Standing on a glacier that’s almost double the size of New York’s Central Park is bound to make you feel rather insignificant at any time of day. Being among the last adventurers on the ice—just as the afternoon light starts to turn the glacier a pastel hue may make you feel distinctly tiny.

A red and white Ice Explorer bus sits on a field of ice with a mountain rising behind.

After a welcome appetizer and selection of canapés served at the Glacier Discovery Centre, the small group making up the Columbia Icefield Stargazing Tour heads out on to this vast and ancient place. As this handful of visitors from around the world walks across the glacier to board an Ice Explorer for the ride down, the North Star of Polaris is the first to twinkle above. The stars, including the vast constellation of Andromeda, are beginning to emerge.
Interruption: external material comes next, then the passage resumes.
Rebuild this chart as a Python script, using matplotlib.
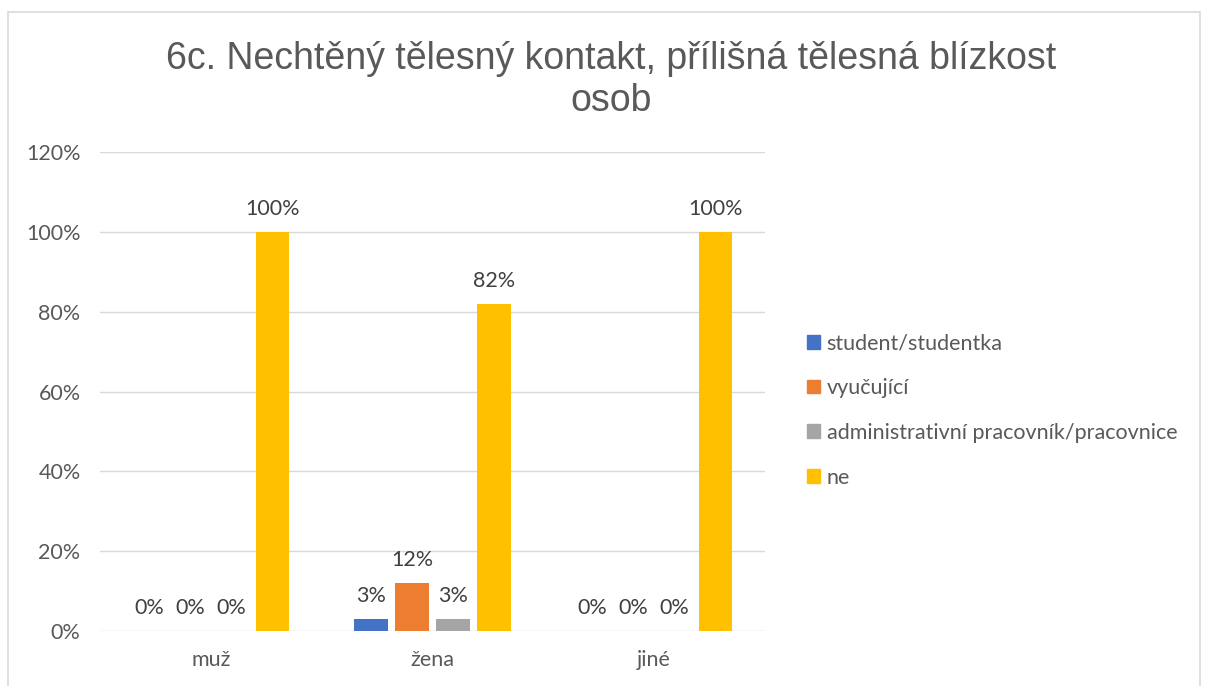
import matplotlib
matplotlib.use("Agg")
import matplotlib.pyplot as plt
import numpy as np
from matplotlib.patches import Rectangle

categories = ["muž", "žena", "jiné"]
series_names = ["student/studentka", "vyučující", "administrativní pracovník/pracovnice", "ne"]
student = [0, 3, 0]
vyucujici = [0, 12, 0]
admin = [0, 3, 0]
ne = [100, 82, 100]
series = [student, vyucujici, admin, ne]
colors = ["#4472C4", "#ED7D31", "#A5A5A5", "#FFC000"]
yticks = [0, 20, 40, 60, 80, 100, 120]

W, H = 1206, 686
fig = plt.figure(figsize=(W/100, H/100), dpi=100)
fig.patches.append(Rectangle((8/W, -0.1), (1200-8)/W, (H-12)/H + 0.1, transform=fig.transFigure,
                             fill=False, edgecolor="#d9d9d9", linewidth=1.2))

ax = fig.add_axes([100/W, 1-631/H, (765-100)/W, (631-152)/H])
tick_font = "Lato"
fs = 15.5
x = np.arange(len(categories))
step = 0.185
bw = 0.15
for i, (vals, c, name) in enumerate(zip(series, colors, series_names)):
    pos = x + (i - 1.5) * step
    ax.bar(pos, vals, width=bw, color=c, label=name, zorder=3)
    for p, v in zip(pos, vals):
        ax.text(p, v + 3.3, f"{v}%", ha="center", va="bottom", fontsize=fs,
                color="#404040", family=tick_font)

ax.set_xlim(-0.5, 2.5)
ax.set_ylim(0, 120)
ax.set_yticks(yticks)
ax.set_yticklabels([f"{t}%" for t in yticks], fontsize=fs, color="#595959", family=tick_font)
ax.set_xticks(x)
ax.set_xticklabels(categories, fontsize=fs, color="#595959", family=tick_font)
ax.grid(axis="y", color="#d9d9d9", linewidth=1, zorder=0)
for s in ["top", "right", "left", "bottom"]:
    ax.spines[s].set_visible(False)
ax.tick_params(axis="both", length=0)
ax.tick_params(axis="x", pad=14)
ax.tick_params(axis="y", pad=14)

fig.text(611/W, 1-80/H, "6c. Nechtěný tělesný kontakt, přílišná tělesná blízkost\nosob",
         ha="center", va="center", fontsize=27, color="#595959", family="Liberation Sans",
         linespacing=1.22)

handles = [Rectangle((0, 0), 1, 1, color=c) for c in colors]
leg = fig.legend(handles, series_names, loc="upper left", bbox_to_anchor=(788/W, 1-314/H),
                 frameon=False, handlelength=0.6, handleheight=0.6,
                 handletextpad=0.3, labelspacing=1.15, labelcolor="#595959",
                 prop={"family": tick_font, "size": 15.5})
fig.savefig("out.png", dpi=100)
Back indoors, a seasonally-inspired buffet dinner is served in the chic Altitude Restaurant as darkness falls gently outside, the tall peaks like Mt. Andromeda fading into dusk.

A Sea of Stars

After dinner, a hush falls over the group as adventurers follow a trail of glow sticks along the silent pathway that leads to a unique star-gazing destination high above the glacially carved Sunwapta Valley—the Columbia Icefield Skywalk.

Step up to the professional-grade telescope to look for what astronomers identify as Andromeda's disk, including some of the galaxy's brightest globular clusters, dark dust lanes and the large star cloud known as NGC 206. Watch for Cassiopeia, Pegasus and Aires, Andromeda's neighbours.

Four people group around a telescope to look up at the night sky.

Standing on the Columbia Icefield Skywalk’s glass floor, let your eyes adjust to the pure darkness of the night. Your sense of gravity may be upended as you hold tight to your hot chocolate and peer at the dark, deep canyon walls below your feet.

Look closely again amidst the Andromeda Galaxy to try to make out the form of a maiden high above—that's Andromeda herself! You may never think of the stars the same way again.